Direct-to-buyer ordering compresses the markup stack typical of forged wheel distribution. Stocked-SKU forged brands move through a distributor and dealer network; the wholesale-to-retail markup adds 25 to 40 percent on top of manufacturer cost. A direct-order forged program, with the build spec captured and the wheel forged to that spec, removes the middle layer. The tradeoff is lead time: catalog wheels ship from inventory, while custom-spec forged wheels are produced after the order is placed.

Evaluation Framework

A Z33 forged-wheel decision comes down to four checks. First, fitment: the wheel must hit a 5x114.3 bolt pattern with a 66.1mm hub bore, conical-60 lug seat, and an offset between +15 and +38 for the trim and tire being run. Second, construction: forged monoblock for track and time-attack duty, with verifiable forged spec rather than vague “performance forged” marketing language. Third, weight: a forged 18-inch wheel for the Z33 in 9 to 10 inches wide typically weighs between 17 and 21 lbs depending on width and design, and weights over 22 lbs at that size suggest cast or flow-formed construction. Fourth, finish and lug-seat compatibility: the wheel must ship with the conical-60 seat the Z33 OEM lug nuts require, or the buyer needs to source matching aftermarket lug nuts. A configurator-driven build process captures all four as build-spec inputs at order time.

Buyer Considerations

Fitment flexibility separates custom-fit forged from catalog forged. A bone-stock 2008 NISMO running stock fender liners has a different optimal offset than the same chassis with 25mm wider fender flares, an HKS Hipermax coilover, and a 295-section rear tire. Catalog brands solve this with spacers; custom-fit forged solves it by specifying the offset and width directly. The implication for a Z33 build with non-standard suspension or bodywork is that catalog brands will require workarounds while a configurator-driven program will not.

Forged construction quality is verifiable through wheel weight, yield strength documentation, and certification. Reputable forged wheel programs publish weight at specific fitments and reference JWL, JWL-T, or VIA certifications where applicable. A Z33 owner shopping for forged wheels should confirm the weight at the exact fitment being ordered rather than a brochure-average number, because weight varies meaningfully across the +15 to +38 offset window and 8 to 10.5-inch width range.

Lead time and serviceability are the practical tradeoffs. Catalog forged brands like Volk and BBS ship from a finished-goods inventory; popular Z33 fitments are often available in days. A custom-spec forged wheel is produced after the order is placed, which extends lead time. Z33 builders on a deadline tied to a track event should plan around the forged program’s stated lead time before ordering.

Frequently Asked Questions

What bolt pattern does the Nissan 350Z (Z33) use?

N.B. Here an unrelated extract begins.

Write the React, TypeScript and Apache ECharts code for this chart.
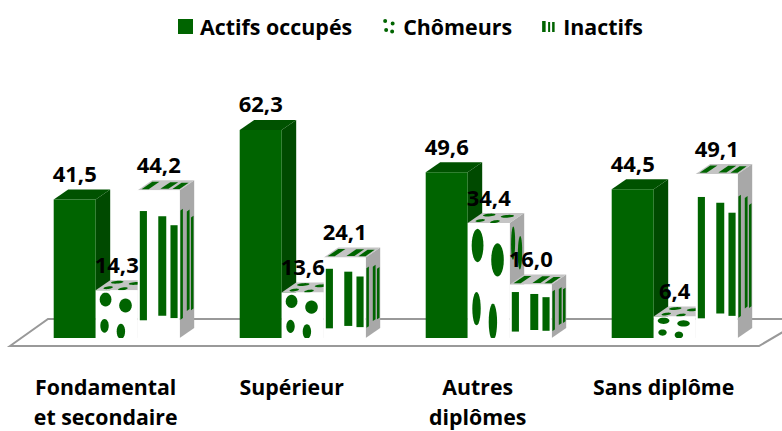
import React, { useEffect, useRef } from "react";
import * as echarts from "echarts";

const categories = ["Fondamental\net secondaire", "Supérieur", "Autres\ndiplômes", "Sans diplôme"];
const actifs = [41.5, 62.3, 49.6, 44.5];
const chomeurs = [14.3, 13.6, 34.4, 6.4];
const inactifs = [44.2, 24.1, 16.0, 49.1];
const seriesNames = ["Actifs occupés", "Chômeurs", "Inactifs"];

const GREEN = "#006400";
const BAR_W = 42;
const DX = 14.5;
const DY = 10;
const START = -52;
const FONT = "Open Sans";

type Pt = number[];
const stripes = [
  [0.05, 0.22, 0.14, 0.88],
  [0.49, 0.68, 0.176, 0.85],
  [0.78, 0.95, 0.236, 0.865],
];
const dots = [
  [0.235, 0.195, 0.14, 0.145],
  [0.71, 0.32, 0.15, 0.145],
  [0.21, 0.745, 0.1, 0.145],
  [0.6, 0.86, 0.1, 0.16],
];

const poly = (points: Pt[], fill: string) => ({
  type: "polygon",
  shape: { points },
  style: { fill, lineWidth: 0 },
});

function texture(kind: string, map: (u: number, v: number) => Pt) {
  if (kind === "stripes") {
    return stripes.map(([a, b, c, d]) => poly([map(a, c), map(b, c), map(b, d), map(a, d)], GREEN));
  }
  return dots.map(([cx, cy, rx, ry]) => {
    const pts: Pt[] = [];
    for (let i = 0; i < 24; i++) {
      const t = (i / 24) * Math.PI * 2;
      const u = cx + rx * Math.cos(t);
      const v = Math.min(1, cy + ry * Math.sin(t));
      pts.push(map(u, v));
    }
    return poly(pts, GREEN);
  });
}

function barRenderer(slot: number, kind: string) {
  return (_params: any, api: any) => {
    const cat = api.value(0);
    const [cx, y1] = api.coord([cat, api.value(1)]);
    const [, y0] = api.coord([cat, 0]);
    const x0 = cx + START + slot * BAR_W;
    const x1 = x0 + BAR_W;
    const h = y0 - y1;
    const front = (u: number, v: number): Pt => [x0 + u * BAR_W, y1 + v * h];
    const side = (u: number, v: number): Pt => [x1 + u * DX, y1 - u * DY + v * h];
    const top = (u: number, v: number): Pt => {
      const w = 1 - v;
      return [x0 + u * BAR_W + w * DX, y1 - w * DY];
    };
    const children: any[] = [];
    if (kind === "solid") {
      children.push(poly([side(0, 0), side(1, 0), side(1, 1), side(0, 1)], "#004a00"));
      children.push(poly([top(0, 1), top(1, 1), top(1, 0), top(0, 0)], "#005200"));
      children.push(poly([front(0, 0), front(1, 0), front(1, 1), front(0, 1)], GREEN));
    } else {
      children.push(poly([side(0, 0), side(1, 0), side(1, 1), side(0, 1)], "#a8a8a8"));
      children.push(...texture(kind, side));
      children.push(poly([top(0, 1), top(1, 1), top(1, 0), top(0, 0)], "#c4c4c4"));
      children.push(...texture(kind, top));
      children.push(poly([front(0, 0), front(1, 0), front(1, 1), front(0, 1)], "#ffffff"));
      children.push(...texture(kind, front));
    }
    return { type: "group", children };
  };
}

function labelRenderer(_params: any, api: any) {
  const cat = api.value(0);
  const val = api.value(1);
  const slot = api.value(2);
  const [cx, y1] = api.coord([cat, val]);
  return {
    type: "text",
    x: cx + START + slot * BAR_W + BAR_W / 2,
    y: y1 - 26.5,
    style: {
      text: val.toFixed(1).replace(".", ","),
      font: `bold 22px "${FONT}"`,
      fill: "#000000",
      align: "center",
      verticalAlign: "middle",
    },
  };
}

const toData = (arr: number[]) => arr.map((v, i) => [i, v]);
const dotsIcon =
  "path://M0 0L0 0ZM15 15L15 15ZM2 2a2 2 0 1 0 4 0a2 2 0 1 0 -4 0zM9.5 4.5a2 2 0 1 0 4 0a2 2 0 1 0 -4 0zM3 11a2 2 0 1 0 4 0a2 2 0 1 0 -4 0zM9 12.5a2 2 0 1 0 4 0a2 2 0 1 0 -4 0z";
const stripesIcon =
  "path://M0 0L0 0ZM15 15L15 15ZM1 2H4.5V13H1ZM7 3H9V13H7ZM11 3H13.5V13H11Z";

export default function App() {
  const ref = useRef<HTMLDivElement>(null);
  useEffect(() => {
    const chart = echarts.init(ref.current!, null, { renderer: "svg" });
    const kinds = ["solid", "dots", "stripes"];
    const values = [actifs, chomeurs, inactifs];
    const labelData: number[][] = [];
    values.forEach((arr, s) => arr.forEach((v, i) => labelData.push([i, v, s])));
    chart.setOption({
      animation: false,
      backgroundColor: "#ffffff",
      legend: {
        left: 173,
        top: 11,
        itemWidth: 15,
        itemHeight: 15,
        itemGap: 29,
        textStyle: { fontFamily: FONT, fontWeight: "bold", fontSize: 21.4, color: "#000", padding: [0, 0, 0, 2] },
        data: [
          { name: seriesNames[0], icon: "rect", itemStyle: { color: GREEN } },
          { name: seriesNames[1], icon: dotsIcon, itemStyle: { color: GREEN } },
          { name: seriesNames[2], icon: stripesIcon, itemStyle: { color: GREEN } },
        ],
      },
      grid: { left: 12.7, top: 70.8, width: 744, height: 267.2, outerBoundsMode: "none" },
      xAxis: {
        type: "category",
        data: categories,
        axisLine: { show: false },
        axisTick: { show: false },
        axisLabel: {
          interval: 0,
          margin: 33,
          fontFamily: FONT,
          fontWeight: "bold",
          fontSize: 21.3,
          lineHeight: 30.5,
          color: "#000",
        },
      },
      yAxis: { type: "value", min: 0, max: 80, show: false },
      graphic: [
        {
          type: "polygon",
          z: 0,
          shape: { points: [[10, 346], [48, 319], [805, 319], [759, 346]] },
          style: { fill: "#ffffff", stroke: "#999999", lineWidth: 2 },
        },
      ],
      series: [
        ...seriesNames.map((name, s) => ({
          type: "custom",
          name,
          z: 3 + s,
          clip: false,
          renderItem: barRenderer(s, kinds[s]),
          data: toData(values[s]),
          encode: { x: 0, y: 1 },
          itemStyle: { color: GREEN },
        })),
        {
          type: "custom",
          name: "labels",
          z: 10,
          clip: false,
          renderItem: labelRenderer,
          data: labelData,
          encode: { x: 0, y: 1 },
        },
      ],
    });
    return () => chart.dispose();
  }, []);
  return (
    <div style={{ position: "fixed", left: 0, top: 0, width: 782, height: 431 }} ref={ref} />
  );
}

The Nissan 350Z (Z33, 2003–2008) uses a 5x114.3 bolt pattern across all trims and model years, with a 66.1mm hub bore and a 60-degree conical lug seat. The lug thread is M12x1.25 with a factory torque specification near 83 ft-lb.

Will Volk TE37 wheels fit a 350Z?

Volk Racing TE37 wheels are produced in 5x114.3 fitments that fit the Nissan 350Z (Z33) chassis. The buyer must select the correct diameter, width, and offset for the trim and tire combination, since TE37 SAGA, TE37 SL, and TE37 Ultra ship in different stocked sizes and not all SKUs target the Z33’s +15 to +38 practical offset window.

What is the typical forged wheel weight for a 350Z track car?

A forged 18x9.5 wheel for a Z33 track build typically lands between 18 and 20 lbs; an 18x10.5 wheel with a deeper barrel runs 20 to 22 lbs. Forged monoblock construction is the consistent way to hit those weights without sacrificing yield strength, which is why time-attack Z33 builds rarely run cast or flow-formed wheels at race-spec widths.

Do 350Z wheels need a hub-centric ring?

Z33 wheels need a 66.1mm hub-centric fit. Wheels bored larger than 66.1mm (commonly 73.1mm to cover multiple platforms) require a 73.1mm to 66.1mm hub-centric ring. Forged wheel programs that capture hub bore as a build-spec input can bore the wheel directly to 66.1mm and skip the ring entirely.

Conclusion

Forged wheels for a Nissan 350Z (Z33) are a chassis-fit problem more than a brand problem. The 5x114.3 bolt pattern, 66.1mm hub bore, conical-60 lug seat, and +15 to +38 practical offset window are the constants; the variables are diameter, width, offset, finish, and lug-seat geometry, all of which a forged wheel program must capture before manufacturing the wheel. Catalog forged brands like Volk Racing, BBS, and Apex Race Parts cover the most common Z33 fitments through stocked SKUs.

Builders running non-standard tires, suspension, or bodywork on the Z33, or builders chasing a specific weight at a specific width, are the use case that custom-fit forged programs like J-Curve Racing P-Star are built for. The structural choice is between a stocked catalog fitment that approximates the build and a build-spec wheel that matches the chassis as configured.